Fears in the Massachusetts Countryside

Yesterday I quoted a letter from Gen. Thomas Gage toward the end of September 1774, as he realized nearly all of New England was defying his authority.

Here’s a look at that month from the other end, and the other side. In the summer of 1774, Massachusetts Whigs began holding county conventions to organize against Parliament’s new Massachusetts Government Act and Boston Port Bill. That trend began in the west and spread east, preceding regular court sessions.

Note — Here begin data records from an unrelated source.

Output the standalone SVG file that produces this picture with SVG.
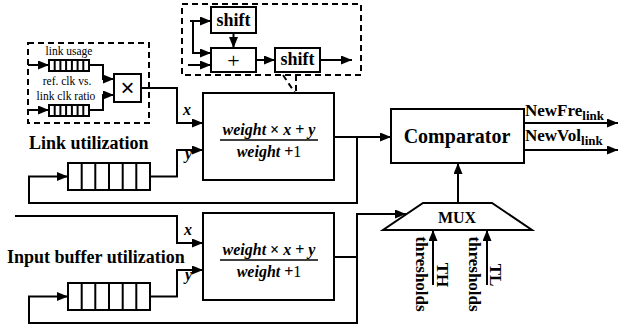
<svg xmlns="http://www.w3.org/2000/svg" width="618" height="325" viewBox="0 0 618 325">
  <defs>
    <marker id="arr" markerWidth="11" markerHeight="9" refX="11" refY="4.5" orient="auto" markerUnits="userSpaceOnUse">
      <path d="M0,0 L11,4.5 L0,9 z" fill="#000"/>
    </marker>
    <style>
      .box{fill:#fff;stroke:#000;stroke-width:2}
      .dash{fill:none;stroke:#000;stroke-width:2;stroke-dasharray:6,4}
      .wire{fill:none;stroke:#000;stroke-width:2}
      .arw{marker-end:url(#arr)}
      .cell{stroke:#000;stroke-width:2}
      text{font-family:"Liberation Serif","Times New Roman",serif;fill:#000}
      .b{font-weight:bold}
      .i{font-style:italic}
      .mid{text-anchor:middle}
      .small{font-size:11.5px}
    </style>
  </defs>
  <rect width="618" height="325" fill="#fff"/>

  <!-- clock-ratio weighting unit -->
  <g id="ratio-unit">
    <rect class="dash" x="28" y="43" width="121" height="80"/>
    <text class="small mid" x="69" y="55">link usage</text>
    <text class="small mid" x="67" y="85">ref. clk vs.</text>
    <text class="small mid" x="66" y="100">link clk ratio</text>
  </g>
  <g id="usage-queue">
    <rect class="box" x="49" y="60" width="40" height="11"/>
    <path class="cell" d="M54.7,60V71M60.4,60V71M66.1,60V71M71.9,60V71M77.6,60V71M83.3,60V71"/>
  </g>
  <g id="ratio-queue">
    <rect class="box" x="49" y="105" width="40" height="11"/>
    <path class="cell" d="M54.7,105V116M60.4,105V116M66.1,105V116M71.9,105V116M77.6,105V116M83.3,105V116"/>
  </g>
  <g id="multiplier">
    <rect class="box" x="114" y="74" width="27" height="28"/>
    <text class="mid" x="127.5" y="96" font-size="24" style="font-family:'Liberation Sans',Arial,sans-serif">×</text>
  </g>

  <!-- shift-and-add detail -->
  <g id="shift-unit">
    <rect class="dash" x="182" y="4" width="179" height="71"/>
    <path class="dash" d="M283,75L295,93M296,75V93"/>
  </g>
  <g id="shift-a">
    <rect class="box" x="211" y="7" width="45" height="26"/>
    <text class="b mid" x="233.5" y="26" font-size="18">shift</text>
  </g>
  <g id="adder">
    <rect class="box" x="211" y="48" width="45" height="24"/>
    <text class="mid" x="233.5" y="68" font-size="22">+</text>
  </g>
  <g id="shift-b">
    <rect class="box" x="275" y="48" width="45" height="24"/>
    <text class="b mid" x="297.5" y="65" font-size="18">shift</text>
  </g>

  <!-- link utilization path -->
  <g id="link-label">
    <text class="b" x="29" y="149" font-size="18">Link utilization</text>
  </g>
  <g id="link-queue">
    <rect class="box" x="68" y="163" width="82" height="27"/>
    <path class="cell" d="M81.7,163V190M95.3,163V190M109,163V190M122.7,163V190M136.3,163V190"/>
  </g>
  <g id="link-filter">
    <rect class="box" x="203" y="93" width="131" height="87"/>
    <text class="b mid" x="269" y="135" font-size="16"><tspan class="i">weight</tspan> × <tspan class="i">x</tspan> + <tspan class="i">y</tspan></text>
    <line x1="220" y1="140" x2="318" y2="140" stroke="#000" stroke-width="1.5"/>
    <text class="b mid" x="269" y="157" font-size="16"><tspan class="i">weight</tspan> +<tspan font-weight="normal">1</tspan></text>
  </g>

  <!-- input buffer utilization path -->
  <g id="buffer-label">
    <text class="b" x="7" y="263" font-size="18">Input buffer utilization</text>
  </g>
  <g id="buffer-queue">
    <rect class="box" x="68" y="283" width="82" height="27"/>
    <path class="cell" d="M81.7,283V310M95.3,283V310M109,283V310M122.7,283V310M136.3,283V310"/>
  </g>
  <g id="buffer-filter">
    <rect class="box" x="203" y="213" width="131" height="87"/>
    <text class="b mid" x="269" y="255" font-size="16"><tspan class="i">weight</tspan> × <tspan class="i">x</tspan> + <tspan class="i">y</tspan></text>
    <line x1="220" y1="260" x2="318" y2="260" stroke="#000" stroke-width="1.5"/>
    <text class="b mid" x="269" y="277" font-size="16"><tspan class="i">weight</tspan> +<tspan font-weight="normal">1</tspan></text>
  </g>

  <!-- decision -->
  <g id="comparator">
    <rect class="box" x="391" y="109" width="133" height="54"/>
    <text class="b mid" x="457" y="143" font-size="20">Comparator</text>
  </g>
  <g id="mux">
    <polygon class="box" points="423,203 492,203 532,230 383,230"/>
    <text class="b mid" x="457" y="223" font-size="16">MUX</text>
  </g>
  <g id="thresholds">
    <text class="b mid" font-size="17" transform="translate(416,274) rotate(90)">thresholds</text>
    <text class="b mid" font-size="17" transform="translate(437,275) rotate(90)">TH</text>
    <text class="b mid" font-size="17" transform="translate(469,274) rotate(90)">thresholds</text>
    <text class="b mid" font-size="17" transform="translate(490,275) rotate(90)">TL</text>
  </g>
  <g id="outputs">
    <text class="b" x="525" y="116" font-size="17">NewFre<tspan font-size="13" dy="4">link</tspan></text>
    <text class="b" x="525" y="141" font-size="17">NewVol<tspan font-size="13" dy="4">link</tspan></text>
  </g>

  <!-- wiring -->
  <g id="connectors">
    <path class="wire arw" d="M28,65H49"/>
    <path class="wire arw" d="M28,110H49"/>
    <path class="wire arw" d="M89,65H103V79H114"/>
    <path class="wire arw" d="M89,110H103V95H114"/>
    <path class="wire arw" d="M141,88H177V123H203"/>
    <path class="wire arw" d="M150,176.5H177V150H203"/>
    <path class="wire arw" d="M334,137H391"/>
    <path class="wire arw" d="M357,137V203H29V176.5H68"/>
    <path class="wire arw" d="M15,216H177V243H203"/>
    <path class="wire arw" d="M150,296.5H177V270H203"/>
    <path class="wire" d="M334,257H357"/>
    <path class="wire arw" d="M357,214V323H29V296.5H68"/>
    <path class="wire arw" d="M356,214H406"/>
    <path class="wire arw" d="M458,203V163"/>
    <path class="wire arw" d="M433,285V230"/>
    <path class="wire arw" d="M487,285V230"/>
    <path class="wire arw" d="M524,123H618"/>
    <path class="wire arw" d="M524,150H618"/>
    <path class="wire arw" d="M190,21H211"/>
    <path class="wire arw" d="M193,21V53H211"/>
    <path class="wire arw" d="M188,65H211"/>
    <path class="wire arw" d="M233.5,33V48"/>
    <path class="wire arw" d="M256,60H275"/>
    <path class="wire arw" d="M320,60H352"/>
    <text class="b i" x="183" y="115" font-size="16">x</text>
    <text class="b i" x="185" y="159" font-size="16">y</text>
    <text class="b i" x="184" y="235" font-size="16">x</text>
    <text class="b i" x="185" y="280" font-size="16">y</text>
  </g>
</svg>
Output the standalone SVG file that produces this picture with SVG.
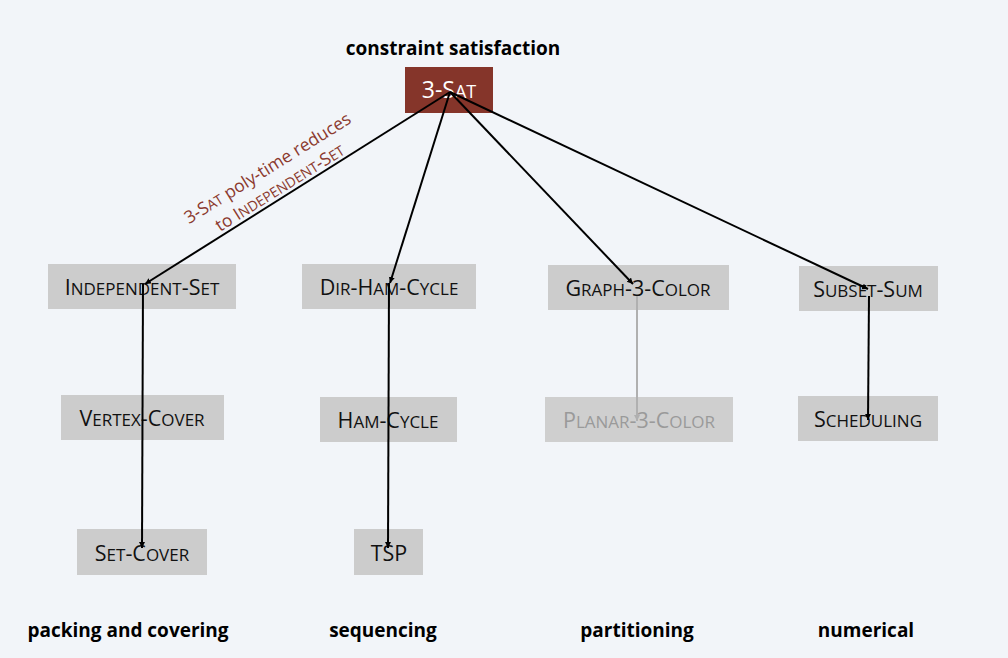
<svg xmlns="http://www.w3.org/2000/svg" width="1008" height="658" viewBox="0 0 1008 658">
<style>
.bg{fill:#f2f5f9}
.box{fill:#cccccc}
.nt{font-family:"Open Sans","Noto Sans",sans-serif;font-size:21.5px;fill:#111;text-anchor:middle}
.s{font-size:17px}
.ht{font-family:"Open Sans","Noto Sans",sans-serif;font-size:19px;font-weight:bold;fill:#000;text-anchor:middle}
.e{stroke:#000;stroke-width:2;fill:none;marker-end:url(#ah)}
.eg{stroke:#b0b0b0;stroke-width:2;fill:none;marker-end:url(#ahg)}
.lbl{font-family:"Open Sans","Noto Sans",sans-serif;font-size:17.5px;fill:#8b3a2e;text-anchor:middle}
.ls{font-size:14px}
</style>
<defs>
<marker id="ah" markerWidth="8" markerHeight="8" refX="6" refY="3" orient="auto" markerUnits="userSpaceOnUse"><path d="M0,0 L6,3 L0,6 Z" fill="#000"/></marker>
<marker id="ahg" markerWidth="8" markerHeight="8" refX="6" refY="3" orient="auto" markerUnits="userSpaceOnUse"><path d="M0,0 L6,3 L0,6 Z" fill="#b0b0b0"/></marker>
</defs>
<rect class="bg" x="0" y="0" width="1008" height="658"/>
<g id="headers">
<text class="ht" x="453" y="55">constraint satisfaction</text>
<text class="ht" x="128" y="637">packing and covering</text>
<text class="ht" x="383" y="637">sequencing</text>
<text class="ht" x="637" y="637">partitioning</text>
<text class="ht" x="866" y="637">numerical</text>
</g>
<g id="n-3sat"><rect x="405" y="67" width="88" height="46" fill="#85352a"/><text class="nt" x="449" y="98" style="fill:#fff;font-size:23px">3-S<tspan style="font-size:18px">AT</tspan></text></g>
<g id="n-indset"><rect class="box" x="48" y="264" width="188" height="45"/><text class="nt" x="142" y="295">I<tspan class="s">NDEPENDENT</tspan>-S<tspan class="s">ET</tspan></text></g>
<g id="n-dirham"><rect class="box" x="302" y="264" width="174" height="45"/><text class="nt" x="389" y="295">D<tspan class="s">IR</tspan>-H<tspan class="s">AM</tspan>-C<tspan class="s">YCLE</tspan></text></g>
<g id="n-g3c"><rect class="box" x="548" y="265" width="181" height="45"/><text class="nt" x="638" y="296">G<tspan class="s">RAPH</tspan>-3-C<tspan class="s">OLOR</tspan></text></g>
<g id="n-subset"><rect class="box" x="799" y="266" width="139" height="45"/><text class="nt" x="868" y="297">S<tspan class="s">UBSET</tspan>-S<tspan class="s">UM</tspan></text></g>
<g id="n-vc"><rect class="box" x="61" y="395" width="163" height="45"/><text class="nt" x="142" y="426">V<tspan class="s">ERTEX</tspan>-C<tspan class="s">OVER</tspan></text></g>
<g id="n-ham"><rect class="box" x="320" y="397" width="137" height="45"/><text class="nt" x="388" y="428">H<tspan class="s">AM</tspan>-C<tspan class="s">YCLE</tspan></text></g>
<g id="n-p3c"><rect x="545" y="397" width="188" height="45" fill="#cfcfcf"/><text class="nt" x="639" y="428" style="fill:#9a9a9a">P<tspan class="s">LANAR</tspan>-3-C<tspan class="s">OLOR</tspan></text></g>
<g id="n-sched"><rect class="box" x="798" y="396" width="140" height="45"/><text class="nt" x="868" y="427">S<tspan class="s">CHEDULING</tspan></text></g>
<g id="n-setcover"><rect class="box" x="77" y="529" width="130" height="46"/><text class="nt" x="142" y="561">S<tspan class="s">ET</tspan>-C<tspan class="s">OVER</tspan></text></g>
<g id="n-tsp"><rect class="box" x="354" y="529" width="69" height="46"/><text class="nt" x="389" y="561">TSP</text></g>
<g id="connectors">
<path class="e" d="M450,92 L145,284"/>
<path class="e" d="M450,92 L390,283"/>
<path class="e" d="M450,92 L633,284"/>
<path class="e" d="M450,92 L868,289"/>
<path class="e" d="M143,284 L142,548"/>
<path class="e" d="M389,283 L388,548"/>
<path class="eg" d="M637,296 L637,421"/>
<path class="e" d="M869,296 L868,420"/>
</g>
<g id="edge-label" transform="translate(275,180) rotate(-32)">
<text class="lbl" x="0" y="-8">3-S<tspan class="ls">AT</tspan> poly-time reduces</text>
<text class="lbl" x="0" y="15">to I<tspan class="ls">NDEPENDENT</tspan>-S<tspan class="ls">ET</tspan></text>
</g>
</svg>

Here’s an extract from the minutes of the Worcester County Convention on 31 Aug 1774:
It was Moved, That whereas, it is generally expected, that the governor will send one or more regiments to enforce the execution of the acts of parliament, on the 6th of September [when the county court session was due to begin], that it be recommended to the inhabitants of this county, if there is intelligence, that troops are on their march to Worcester, to attend, properly armed, in order to repel any hostile force which may be employed for that purpose. The motion, after some debate being withdrawn;

Voted, That if there is an invasion, or danger of an invasion, in any town in this county, then such town as is invaded, or being in danger thereof, shall, by their committees of correspondence, or some other proper persons, send letters, by express posts, immediately, to the committees of the adjoining towns, who shall send to other committees in the towns adjoining them, that they all come properly armed and accoutered to protect and defend the place invaded.
The convention wasn’t yet ready to endorse armed resistance based merely on “intelligence, that troops are on their march,” but those men were ready to do so if a town’s committee sent word of “being in…danger of an invasion.” Within two days, thousands of Massachusetts militiamen was on the march. I’ll talk about that in Worcester on Sunday.